Statement of Senator Patrick Leahy On The Freedom for Americans to Travel to Cuba Act of 2019 Congressional Record

Statement

Date: July 29, 2019

Mr. LEAHY. Today I am introducing, along with 45 Democratic and Republican cosponsors, the Freedom for Americans to Travel to Cuba Act of 2019. Identical legislation is being introduced today by Representatives Jim McGovern and Tom Emmer in the House.

We are introducing this bill for one reason: so Americans can travel to Cuba in the same way that they can travel to every other country in the world except North Korea, to which President Trump banned travel by executive order. Based on my conversations with other Senators, I am confident that if we were afforded the opportunity to vote on this bill, more than 60 Senators would support it.
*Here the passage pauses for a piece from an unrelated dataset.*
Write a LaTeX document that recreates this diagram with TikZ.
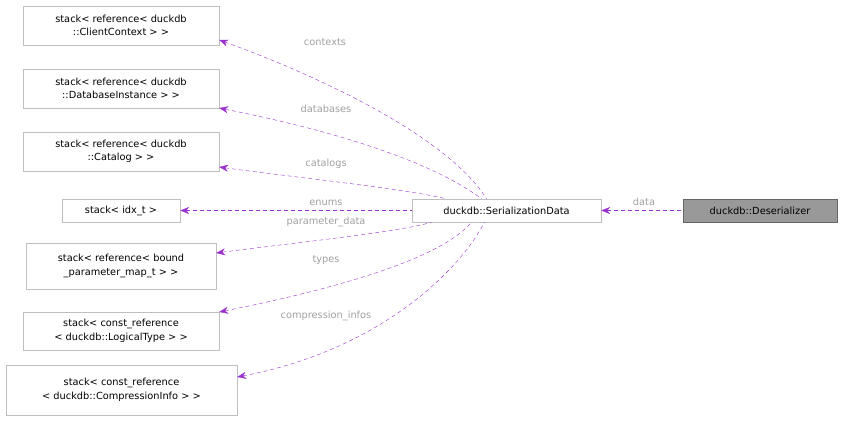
\documentclass[tikz,border=0pt]{standalone}
\usepackage{fontspec}
\setmainfont{DejaVu Sans}
\usetikzlibrary{arrows.meta}
\definecolor{edgepurple}{HTML}{9A32CD}
\definecolor{labelgray}{HTML}{A0A0A0}
\definecolor{boxgray}{HTML}{BFBFBF}
\begin{document}
\begin{tikzpicture}[x=1pt,y=-1pt,font=\fontsize{9.8}{13.5}\selectfont,
                    box/.style={draw=boxgray,fill=white,align=center,inner sep=0pt,minimum height=23pt},
                    dep/.style={edgepurple,dashed,dash pattern=on 4pt off 3pt,{Stealth[length=9pt,width=7pt]}-},
                    lbl/.style={text=labelgray}]
  \useasboundingbox (0,0) rectangle (843,421);

  \node[box,minimum width=196pt,minimum height=39pt] (ctx) at (121,25.5) {stack< reference< duckdb\\::ClientContext > >};
  \node[box,minimum width=196pt,minimum height=39pt] (db) at (121,88.5) {stack< reference< duckdb\\::DatabaseInstance > >};
  \node[box,minimum width=196pt,minimum height=39pt] (cat) at (121,151.5) {stack< reference< duckdb\\::Catalog > >};
  \node[box,minimum width=118pt] (idx) at (121,210.5) {stack< idx\_t >};
  \node[box,minimum width=190pt,minimum height=46pt] (par) at (121,266) {stack< reference< bound\\\_parameter\_map\_t > >};
  \node[box,minimum width=196pt,minimum height=38pt] (typ) at (121,331) {stack< const\_reference\\< duckdb::LogicalType > >};
  \node[box,minimum width=231pt,minimum height=50pt] (cmp) at (121.5,390) {stack< const\_reference\\< duckdb::CompressionInfo > >};
  \node[box,minimum width=189pt] (ser) at (506.5,210.5) {duckdb::SerializationData};
  \node[box,draw=black!60,fill=black!40,minimum width=154pt] (des) at (760,210.5) {duckdb::Deserializer};

  \draw[dep] (ctx.east|-0,40) .. controls (330,80) and (450,140) .. ([xshift=-20pt]ser.north);
  \draw[dep] (db.east|-0,108) .. controls (330,130) and (430,160) .. ([xshift=-25pt]ser.north);
  \draw[dep] (cat.east|-0,167) .. controls (300,178) and (400,188) .. ([xshift=-60pt]ser.north);
  \draw[dep] (idx.east) -- (ser.west);
  \draw[dep] (par.east|-0,253) .. controls (300,242) and (400,232) .. ([xshift=-75pt]ser.south);
  \draw[dep] (typ.east|-0,312) .. controls (330,290) and (440,260) .. ([xshift=-35pt]ser.south);
  \draw[dep] (cmp.east|-0,377) .. controls (380,350) and (460,270) .. ([xshift=-22pt]ser.south);
  \draw[dep] (ser.east) -- (des.west);

  \node[lbl] (lctx) at (325,42) {contexts};
  \node[lbl] (ldb) at (326,109) {databases};
  \node[lbl] (lcat) at (326,164) {catalogs};
  \node[lbl] (lidx) at (326,203) {enums};
  \node[lbl] (lpar) at (326,222) {parameter\_data};
  \node[lbl] (ltyp) at (326,260) {types};
  \node[lbl] (lcmp) at (326,316) {compression\_infos};
  \node[lbl] (ldat) at (644,202) {data};
\end{tikzpicture}
\end{document}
It is indefensible that the federal government restricts American citizens and legal residents from traveling to a tiny country 90 miles away that poses no threat to us. At a time when U.S. airlines are flying to Cuba, does anyone here honestly think that preventing Americans from traveling there is an appropriate role of the federal government? Why only Cuba? Why not Venezuela? Or Russia? Or Iran, or anywhere else? It is a vindictive, discriminatory, self-defeating vestige of a time long passed.

This bill would end these Cold War restrictions on the freedom of Americans to travel. It would not do away with the embargo.

Americans overwhelmingly favor travel to Cuba. The last poll I saw, a CBS poll, found that 81 percent of Americans support expanding travel to Cuba. Officials in the White House, however, have a different agenda, driven by purely domestic political calculations. They have not only rolled back steps taken by the previous administration to encourage engagement with Cuba, they have gone further by imposing even more onerous restrictions on the right of Americans to travel. As a result, the number of Americans traveling to Cuba this year is projected to plummet by half, due to the policies of their own government. And the thousands of private Cuban entrepreneurs, the taxi drivers, the Airbnb renters, restaurants, and shops that depend on American customers are struggling to survive. It is a shortsighted, anachronistic policy that is beneath our democracy.

I and others, including Republicans, have traveled to Cuba many times over the past 20 years, met with Cuban officials, with Cubans who have been persecuted for opposing the government, and with many others. Every one of us wants to see an end to political repression in Cuba. The arrests and mistreatment of dissidents by the Cuban government should be condemned, just as we should condemn such abuses by other governments including some, like Egypt and Turkey, whose leaders have been welcomed at the White House and the State Department. Americans can travel freely to Egypt, Turkey, and Saudi Arabia, but not to Cuba.

The issue is how best to support the people of Cuba who struggle to make ends meet, and who want to live in a country where freedom of expression and association are protected. Anyone who thinks that more economic pressure, or ultimatums, will force the Cuban authorities to stop arresting political dissidents and embrace democracy have learned nothing from history. For more than half a century we tried a policy of unilateral sanctions and isolation, and it achieved neither of those goals. Instead, it is the Cuban people who were hurt the most. And it provided an opening in this hemisphere for Russia, China, and our other competitors.

Change is coming to Cuba, and we can help support that process. Or we can sit on the sidelines and falsely claim to be helping the Cuban people, while pursuing a failed policy of punitive sanctions. The bipartisan bill I will introduce on Monday is about the right of Americans, not Cubans, to travel. Every member of Congress, especially those who have been to Cuba, should oppose restrictions on American citizens that have no place in the law books of a free society.